Martyr Privates are Cameron Hawes (ex-I Heart Hiroshima and Slug Guts), Ashleigh Shipton and Sam Dixon (also in EXEK). The trio formed a few years back in a lull between Slug Guts projects, during a waterlogged period of malaise (they formed during the Brisbane floods, okay?). Originally more of a slack-dirge experiment, Martyr Privates have straightened up somewhat and opened a window to let some air in. Their self-titled LP is a dusty affair with some re-recorded tunes and a slew of newbie’s.
This record throbs like a diesel-fuelled muscle car, spewing copious amounts of pollutant smog while revving and cruising above the speed limit. The whole record kicks up a dirty fuss, but there are elements of listlessness that are communicated through Cameron Hawes’ lyrics and vocals. There is a dissatisfaction and a restless emotive quality, like everyone is sick of their situation – but where the fuck else are they going to go?
The guitars carry torque and the bass creates an ever-present pulse. The drums keep time of the weary wandering, a steady pace -j ust enough for the band to stomp the dust off their boots. This is dirty rock-and-roll and it’s good – very good. Although the songs seem to blend into one another, they mesh so well it actually makes it a lot easier to listen to the album as a whole.
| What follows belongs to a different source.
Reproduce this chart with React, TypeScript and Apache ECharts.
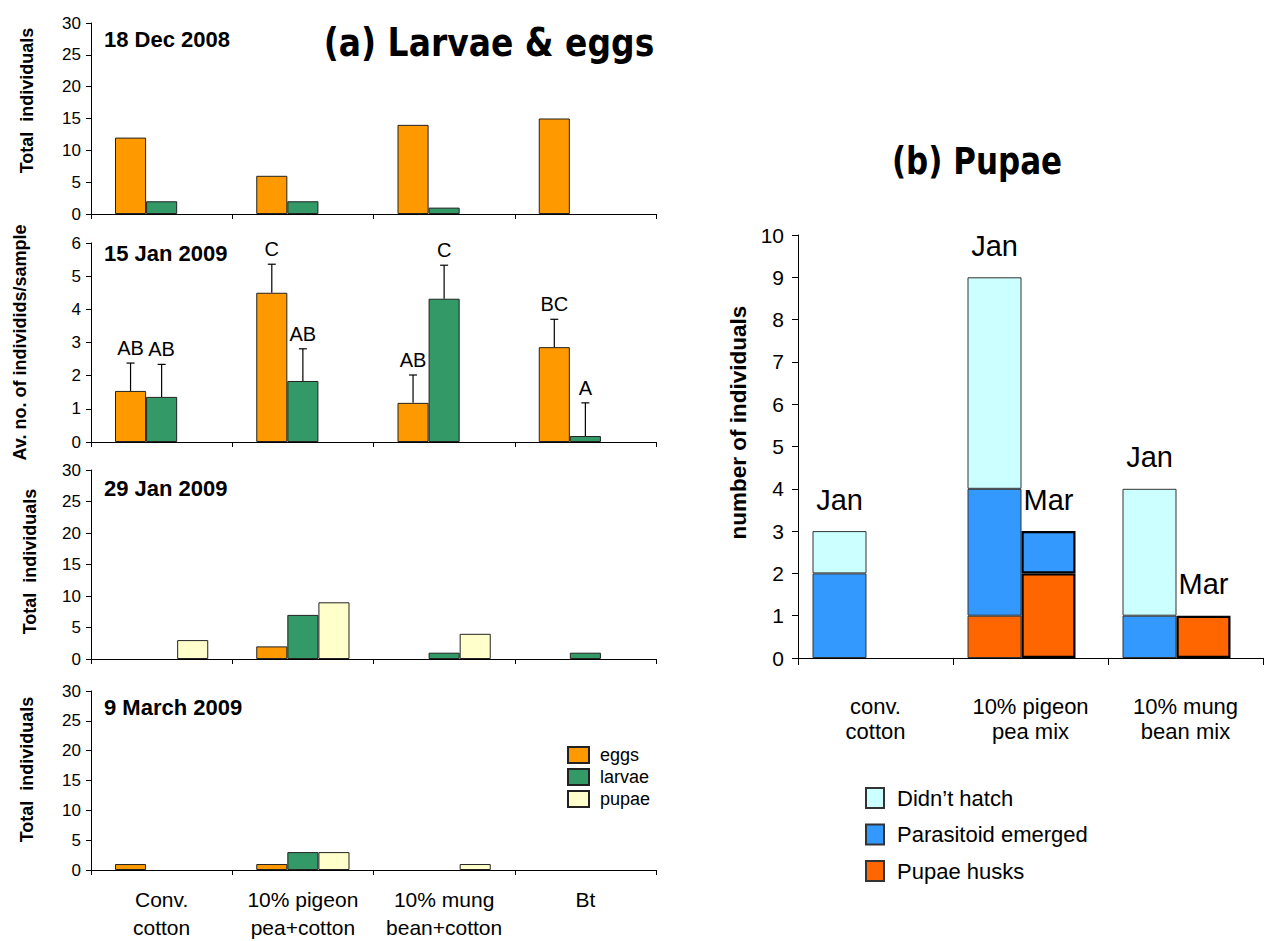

There are standout songs (‘Gold Chew’, ‘Something To Sell’, ‘Sores’, the reworked version of ‘Bless’) and there are some weaker ones, but as a whole this LP is a strong entity.
Martyr Privates the record is a dirty, beat-up collection of wan rock-and-roll countenance. It doesn’t rework the formula or anything, but there is a charm to the whole piece. It’s tobacco-stained, the sleeves are rolled up and it’s has a slight sweat-sheen which means there is effort here, even if they sing about not giving any fucks.